Truly understood: our impurities are our personalities. When purified, no personality remains. Thus wherever anyone is born out of karuna—that is Krishna’s coming. When needed, when darkness thickens, a ray returns—out of compassion. If there is no need, none returns. The earth has always needed; hence again and again.
This “destruction of the wicked” and “protection of the good” must be understood. Destruction of the wicked does not mean murdering the wicked—that would itself be wicked. It means the destruction of wickedness within the wicked. Kill the evil, not the person. If you slay the person, the evil in you grows.
“Protection of the good” is subtler. A sadhu is one who needs no saving. If a sadhu cannot save himself, who is he? We think perhaps the wicked harass the sadhus, so for their rescue Krishna comes. But a true sadhu cannot be harassed. If the wicked attack a sadhu, only the wicked must change—not the sadhu. A sadhu cannot be harmed: for him insult and garland are the same; how will you hurt him?

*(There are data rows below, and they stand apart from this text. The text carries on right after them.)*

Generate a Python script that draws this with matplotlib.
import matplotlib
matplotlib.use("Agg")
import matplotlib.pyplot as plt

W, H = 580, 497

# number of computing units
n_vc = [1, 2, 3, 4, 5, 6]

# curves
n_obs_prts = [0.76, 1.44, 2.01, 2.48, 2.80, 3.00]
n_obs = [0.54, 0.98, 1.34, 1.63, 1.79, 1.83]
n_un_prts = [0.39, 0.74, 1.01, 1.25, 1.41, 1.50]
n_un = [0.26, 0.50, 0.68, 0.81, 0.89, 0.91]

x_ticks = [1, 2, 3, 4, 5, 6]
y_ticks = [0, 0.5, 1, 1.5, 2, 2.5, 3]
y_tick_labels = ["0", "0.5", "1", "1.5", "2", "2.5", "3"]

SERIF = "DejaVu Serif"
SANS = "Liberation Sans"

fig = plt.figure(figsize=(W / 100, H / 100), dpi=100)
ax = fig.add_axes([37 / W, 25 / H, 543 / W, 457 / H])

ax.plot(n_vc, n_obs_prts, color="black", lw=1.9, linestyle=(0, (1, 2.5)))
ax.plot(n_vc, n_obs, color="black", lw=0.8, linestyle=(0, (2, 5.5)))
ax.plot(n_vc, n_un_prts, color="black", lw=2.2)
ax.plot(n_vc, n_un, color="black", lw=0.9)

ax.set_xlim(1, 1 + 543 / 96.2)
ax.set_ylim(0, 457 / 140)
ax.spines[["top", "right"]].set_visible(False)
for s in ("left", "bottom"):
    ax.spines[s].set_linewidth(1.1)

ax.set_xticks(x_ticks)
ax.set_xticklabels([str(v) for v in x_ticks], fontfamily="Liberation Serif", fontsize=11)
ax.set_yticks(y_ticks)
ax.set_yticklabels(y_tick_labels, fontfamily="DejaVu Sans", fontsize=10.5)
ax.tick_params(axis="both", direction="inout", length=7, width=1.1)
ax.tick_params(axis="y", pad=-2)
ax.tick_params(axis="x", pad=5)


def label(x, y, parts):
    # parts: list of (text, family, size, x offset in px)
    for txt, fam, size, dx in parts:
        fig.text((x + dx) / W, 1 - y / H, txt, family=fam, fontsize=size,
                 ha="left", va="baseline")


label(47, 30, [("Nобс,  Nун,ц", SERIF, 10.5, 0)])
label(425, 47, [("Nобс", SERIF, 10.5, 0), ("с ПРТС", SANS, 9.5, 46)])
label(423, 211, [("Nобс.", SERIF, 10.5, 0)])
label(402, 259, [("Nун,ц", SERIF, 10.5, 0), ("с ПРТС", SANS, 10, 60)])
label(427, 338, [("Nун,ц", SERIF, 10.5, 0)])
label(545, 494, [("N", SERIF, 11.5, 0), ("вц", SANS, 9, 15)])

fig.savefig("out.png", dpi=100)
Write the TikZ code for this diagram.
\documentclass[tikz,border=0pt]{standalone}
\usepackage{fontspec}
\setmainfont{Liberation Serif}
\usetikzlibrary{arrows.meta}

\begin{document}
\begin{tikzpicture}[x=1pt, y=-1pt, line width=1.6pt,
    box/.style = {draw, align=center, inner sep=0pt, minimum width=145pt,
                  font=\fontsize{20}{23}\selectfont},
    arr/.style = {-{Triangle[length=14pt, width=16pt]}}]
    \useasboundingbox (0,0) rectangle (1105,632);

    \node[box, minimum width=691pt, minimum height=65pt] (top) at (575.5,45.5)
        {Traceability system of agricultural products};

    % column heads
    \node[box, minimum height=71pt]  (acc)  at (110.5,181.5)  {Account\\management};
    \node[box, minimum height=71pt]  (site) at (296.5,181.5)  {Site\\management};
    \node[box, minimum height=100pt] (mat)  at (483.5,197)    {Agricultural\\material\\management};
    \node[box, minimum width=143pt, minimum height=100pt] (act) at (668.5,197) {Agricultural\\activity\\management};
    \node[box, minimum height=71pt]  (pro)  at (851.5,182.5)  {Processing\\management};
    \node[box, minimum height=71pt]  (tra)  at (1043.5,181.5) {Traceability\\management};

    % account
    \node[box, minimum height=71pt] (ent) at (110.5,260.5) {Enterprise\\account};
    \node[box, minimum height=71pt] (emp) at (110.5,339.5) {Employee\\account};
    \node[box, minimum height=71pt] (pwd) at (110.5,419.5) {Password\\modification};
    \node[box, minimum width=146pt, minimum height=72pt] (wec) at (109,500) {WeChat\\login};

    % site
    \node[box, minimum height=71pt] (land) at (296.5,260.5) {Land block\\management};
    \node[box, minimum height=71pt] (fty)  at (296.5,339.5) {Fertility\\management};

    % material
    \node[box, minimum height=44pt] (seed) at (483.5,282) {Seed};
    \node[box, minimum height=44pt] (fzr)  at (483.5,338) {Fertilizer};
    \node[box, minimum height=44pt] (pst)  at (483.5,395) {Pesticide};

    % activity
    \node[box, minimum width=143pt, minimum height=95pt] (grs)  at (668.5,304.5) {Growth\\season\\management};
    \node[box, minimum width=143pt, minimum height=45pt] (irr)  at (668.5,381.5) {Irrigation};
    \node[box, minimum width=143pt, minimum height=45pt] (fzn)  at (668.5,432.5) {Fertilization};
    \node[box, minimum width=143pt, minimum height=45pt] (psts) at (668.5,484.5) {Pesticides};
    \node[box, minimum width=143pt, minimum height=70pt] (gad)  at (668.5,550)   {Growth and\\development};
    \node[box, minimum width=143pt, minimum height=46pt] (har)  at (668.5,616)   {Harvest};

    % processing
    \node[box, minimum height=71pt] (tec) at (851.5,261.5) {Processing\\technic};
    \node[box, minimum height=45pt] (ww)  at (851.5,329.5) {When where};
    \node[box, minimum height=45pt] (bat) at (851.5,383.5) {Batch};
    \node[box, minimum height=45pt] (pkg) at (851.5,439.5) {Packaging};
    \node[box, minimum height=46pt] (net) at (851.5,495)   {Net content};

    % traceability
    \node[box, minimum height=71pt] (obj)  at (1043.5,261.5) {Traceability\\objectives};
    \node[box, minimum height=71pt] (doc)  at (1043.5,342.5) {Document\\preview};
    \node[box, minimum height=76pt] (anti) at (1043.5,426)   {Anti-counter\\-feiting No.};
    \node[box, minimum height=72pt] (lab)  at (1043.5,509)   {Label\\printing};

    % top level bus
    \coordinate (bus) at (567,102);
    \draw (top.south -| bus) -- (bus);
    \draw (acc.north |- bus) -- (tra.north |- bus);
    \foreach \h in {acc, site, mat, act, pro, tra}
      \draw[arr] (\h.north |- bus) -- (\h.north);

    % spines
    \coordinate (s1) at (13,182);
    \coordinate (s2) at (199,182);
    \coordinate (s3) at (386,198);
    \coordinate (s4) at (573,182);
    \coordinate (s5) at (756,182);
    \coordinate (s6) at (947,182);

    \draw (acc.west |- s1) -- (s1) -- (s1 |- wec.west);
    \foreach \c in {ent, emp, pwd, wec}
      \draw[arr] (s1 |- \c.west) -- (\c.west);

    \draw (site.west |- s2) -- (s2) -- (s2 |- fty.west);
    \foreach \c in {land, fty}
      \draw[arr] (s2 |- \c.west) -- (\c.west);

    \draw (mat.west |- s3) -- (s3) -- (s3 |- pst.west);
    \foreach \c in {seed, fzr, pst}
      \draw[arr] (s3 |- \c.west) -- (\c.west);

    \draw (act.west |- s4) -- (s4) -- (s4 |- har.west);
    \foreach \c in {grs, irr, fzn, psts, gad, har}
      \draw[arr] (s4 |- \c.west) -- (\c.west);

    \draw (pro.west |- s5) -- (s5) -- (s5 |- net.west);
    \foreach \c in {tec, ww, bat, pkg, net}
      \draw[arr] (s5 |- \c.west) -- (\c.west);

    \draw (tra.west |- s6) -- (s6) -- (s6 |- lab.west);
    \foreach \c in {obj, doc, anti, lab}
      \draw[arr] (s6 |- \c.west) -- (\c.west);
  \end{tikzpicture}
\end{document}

Then “for the protection of sadhus” means: for the redemption of pseudo-sadhus from hypocrisy. For in an age of adharma, true sadhus are absent; what you have are pious masks. Hypocrisy has no substance to destroy; it can only be unmasked. Evil is something to be destroyed; hypocrisy is only a face to be removed—then the man behind appears.
Where there are no sadhus, there is adharma; where there are sadhus, dharma stands. Dharma too needs a ground on earth—the hearts of sadhus. Without them, dharma has nowhere to place its feet; it becomes like Trishanku, hanging in mid-air. Adharma stands upon the hearts of the unholy.
I was once at a gathering. A renowned sadhu, Karpatri-ji, led the crowd to shout: Victory to dharma! Three times they cried. Then: Down with adharma! I said to the sadhu beside me: once victory to dharma is declared, how can adharma remain? Asking for both is like saying: light the lamp—and then: remove the darkness. If the lamp is lit, darkness is gone. If darkness doesn’t go with “victory to dharma,” it will not go with slogans against it.
When there are no true sadhus, there is no dharma; when there is no dharma, adharma arises. Then Krishna says: I—in the sense of any consciousness free of vasana—return out of compassion: for the redemption of the “sadhus” from hypocrisy, and for the destruction of evil in the wicked.
We shall speak further in the morning.